Things had gotten out of control, and if the NFL didn't make some sort of move towards remedying this issue, they were never going to. Or maybe they just would have waited until one of their own players was paralyzed. And then everyone would have criticized them for that.

So the league reacted, and honestly, the reaction wasn't even that drastic.

They didn't even change the rules. It's not like they're saying, "OK, from now on, any hit that results in a concussion, or any other injury, or even just looks kind of scary, will end in a suspension."

That's what Millen and those guys seem to be missing. Everything that was legal last Sunday morning, will still be this Sunday. You'll just be punished more for breaking the rules. All this change does is deter cheaters and cheap-shot artists from acting like morons; how does that not make the game better?

One argument the anti-suspension guys like to fall back on is that not every helmet-to-helmet hit is intentional. They point out, and rightfully so, that with the game being played as fast as it is, and these players going as hard as they are, some helmet-to-helmets are unavoidable. On a given play a receiver or running backs' head can shift at the last second, and in that case, the collision wouldn't even be the defender's fault. "How can you suspend him?" they wonder. "How is that fair?"

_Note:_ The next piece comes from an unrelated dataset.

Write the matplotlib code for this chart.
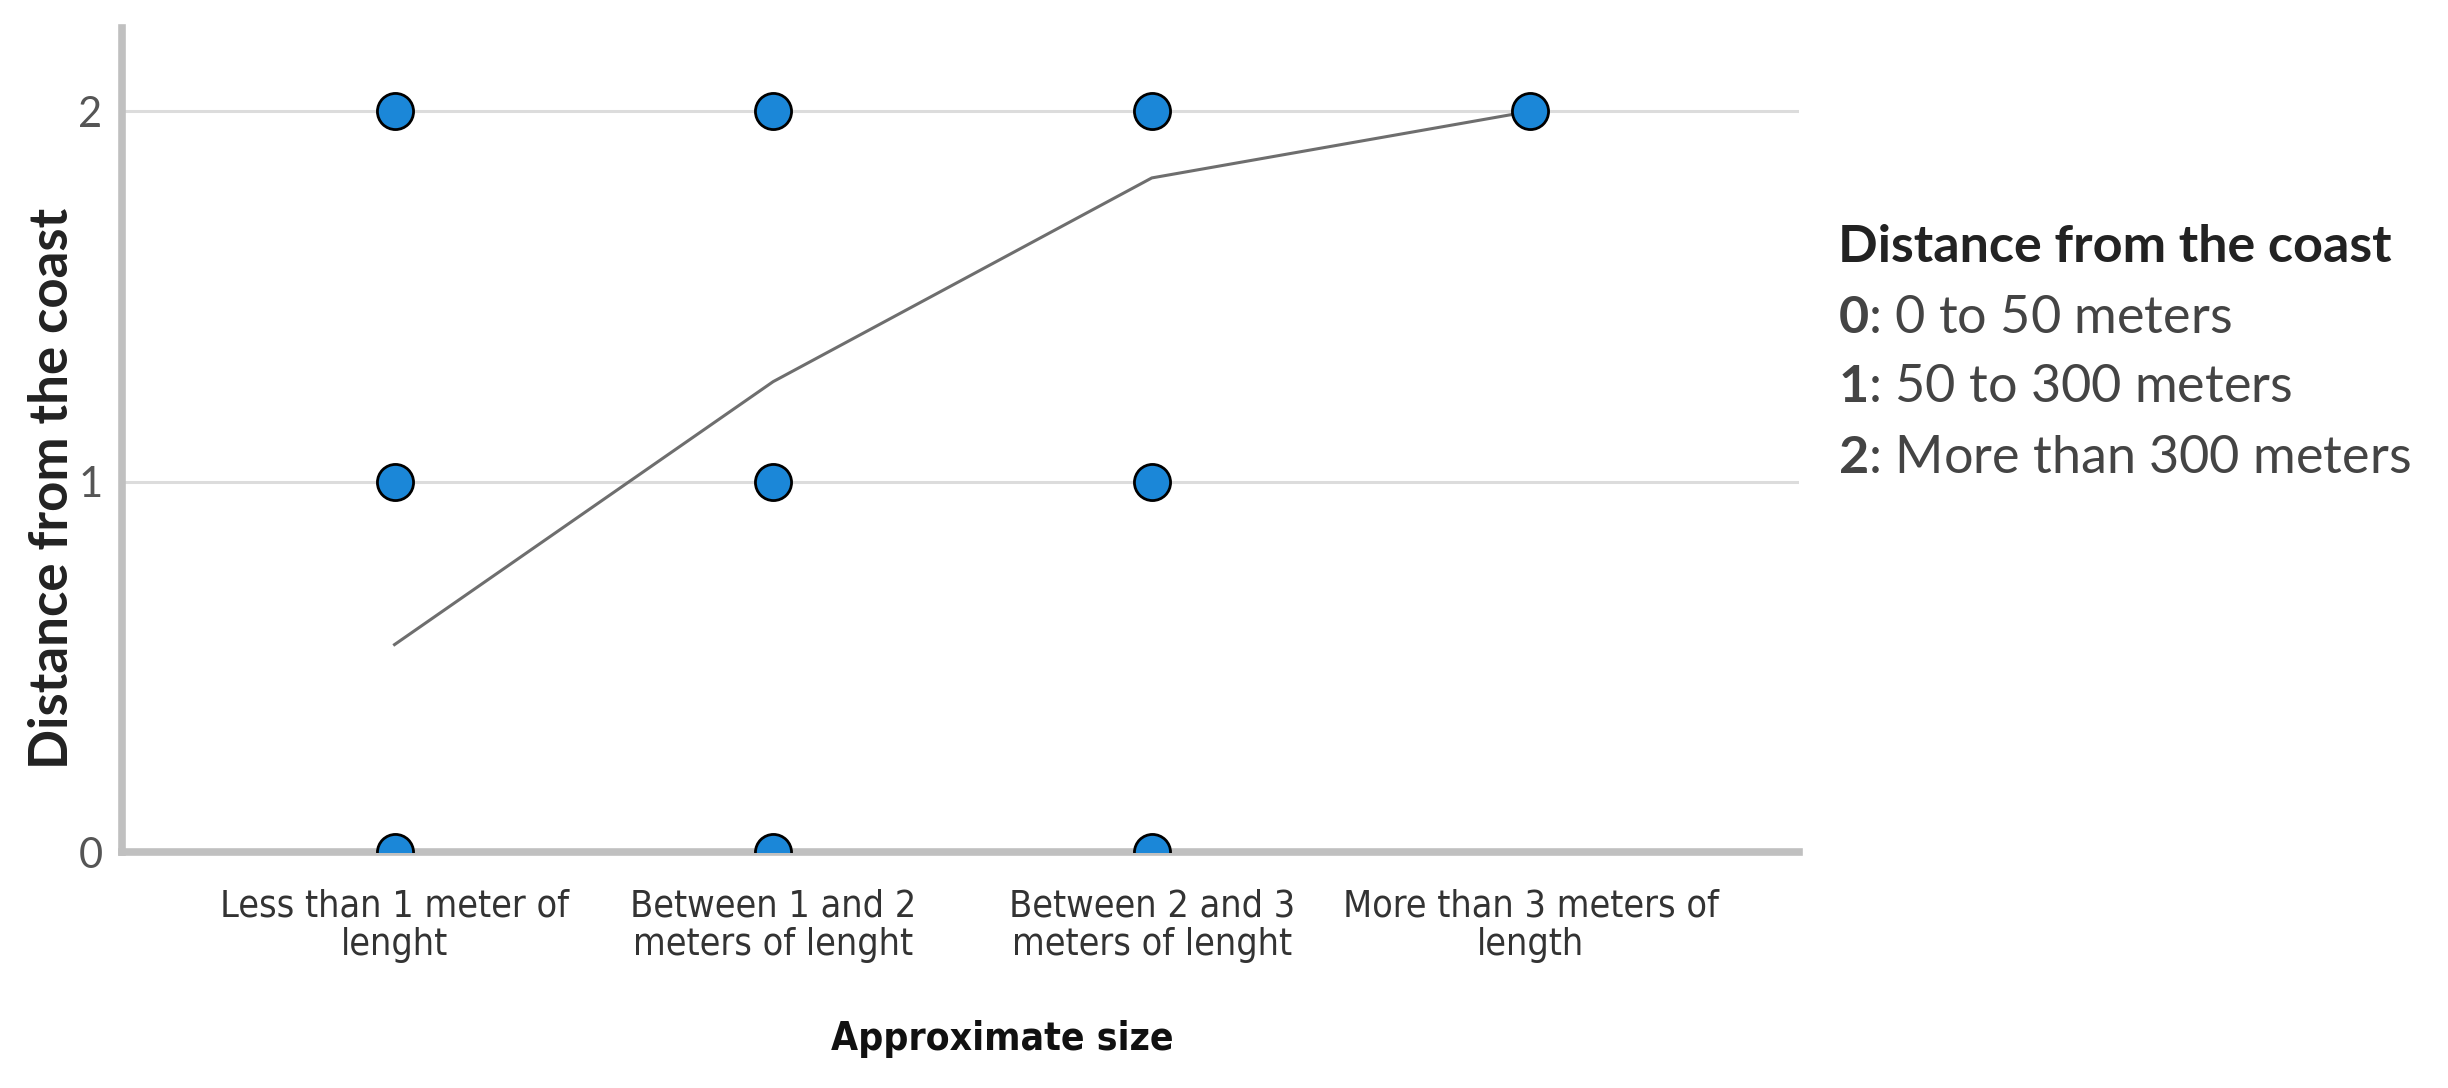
import matplotlib.pyplot as plt
from matplotlib import font_manager

# categories on the x axis
sizes = ['Less than 1 meter of\nlenght', 'Between 1 and 2\nmeters of lenght',
         'Between 2 and 3\nmeters of lenght', 'More than 3 meters of\nlength']

# observed combinations (size index, distance code)
pt_size = [0, 0, 0, 1, 1, 1, 2, 2, 2, 3]
pt_dist = [0, 1, 2, 0, 1, 2, 0, 1, 2, 2]

# mean distance per size class
mean_dist = [0.56, 1.27, 1.82, 2.0]

legend_title = 'Distance from the coast'
legend_codes = ['0', '1', '2']
legend_texts = ['0 to 50 meters', '50 to 300 meters', 'More than 300 meters']

plt.rcParams['mathtext.fontset'] = 'custom'
plt.rcParams['mathtext.bf'] = 'Lato:bold'
plt.rcParams['mathtext.rm'] = 'Lato'

cond = font_manager.FontProperties(family='DejaVu Sans', stretch='condensed', size=27)
cond_b = font_manager.FontProperties(family='DejaVu Sans', stretch='condensed', weight='bold', size=28)

fig = plt.figure(figsize=(24.48, 10.88), dpi=100)
ax = fig.add_axes([0.0498, 0.2169, 0.6852, 0.7571])

x = list(range(len(sizes)))
ax.plot(x, mean_dist, color='#6e6e6e', lw=2.2, zorder=3)
ax.plot([x[i] for i in pt_size], pt_dist, ls='none', marker='o', ms=26,
        mfc='#1b87d8', mec='black', mew=2, zorder=4)

ax.set_xlim(-0.72, 3.71)
ax.set_ylim(0, 2.224)
ax.set_yticks([0, 1, 2])
ax.set_xticks(x)
ax.set_xticklabels(sizes, fontproperties=cond, color='#333333', linespacing=1.1)
for lab in ax.get_yticklabels():
    lab.set_family('Lato')
    lab.set_fontsize(30)
    lab.set_color('#555555')
ax.tick_params(axis='both', length=0)
ax.tick_params(axis='y', pad=14)
ax.tick_params(axis='x', pad=26)

ax.grid(axis='y', color='#dcdcdc', lw=2.2, zorder=0)
ax.set_axisbelow(True)
for s in ['top', 'right']:
    ax.spines[s].set_visible(False)
for s in ['left', 'bottom']:
    ax.spines[s].set_color('#c0c0c0')
    ax.spines[s].set_linewidth(5.5)

ax.set_ylabel('Distance from the coast', family='Lato', fontweight='bold', fontsize=38,
              color='#222222')
ax.yaxis.set_label_coords(-0.0268, 0.4417)
ax.set_xlabel('Approximate size', fontproperties=cond_b, color='#111111')
ax.xaxis.set_label_coords(0.525, -0.204)

# legend-like text block on the right
fig.text(0.7508, 0.7592, legend_title, family='Lato', fontweight='bold', fontsize=37.5,
         color='#222222', va='baseline')
rows_y = [0.6939, 0.6305, 0.5653]
for code, txt, yy in zip(legend_codes, legend_texts, rows_y):
    fig.text(0.7508, yy, r'$\mathbf{' + code + '}$: ' + txt, family='Lato', fontsize=37.5,
             color='#444444', va='baseline')

fig.savefig('out.png', dpi=100)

And they're right. It wouldn't be fair.

But again, they're misinterpreting what's actually going on here. It's not like there's going to be an illegal hit in a game, and then Roger Goodell has 90 seconds to rule on a suspension over the loud speaker. These hits are going to be broken down and dissected like JFK's assassination footage. The NFL's probably going to take a little time and do more than their due diligence before making a decision. And let's be honest, is it that hard to tell the difference between an accidental collision and a clear, unabashed cheap shot?

With the technology we have now, the suspension-worthy plays will be pretty obvious.

These new penalties are not going to change the way players approach the game. Or if they do, it will only affect the players who are, in actuality, ruining the so-called sanctity of it. There's a reason it's always the same four or five guys getting fined for hits to the head. Those are the people these new terms are for. If a guy plays within the rules, nothing is different. He can still deliver a crushing blow. He can still make a receiver think twice about coming across the middle. He can still affect the game through intimidation. He just can't take his head, or his forearm, or his shoulder and blatantly try to decapitate a defenseless receiver.

Real quick, lets go back to Super Bowl XXXVI. Do you remember how badly the Patriots secondary screwed with the Rams receivers? Of course you do. It's one of the main reasons New England won the game.

By the end of the first quarter, Lawyer Milloy and Tebucky Jones had pounded and punished Torry Holt and Isaac Bruce to the point where they'd have rather made out with Kurt Warner's wife than run another route over the middle. They took them completely out of their games. They destroyed the Greatest Show on Turf.

And you know what? If that game was played this Sunday, not one of those Patriots defenders would draw a suspension, or even a fine, for how they played. That's because they didnt break any rules. They played good, clean, tough football.

And the league has no intention of ever taking that away, because, as Matty Millen would say: "That's stupid!"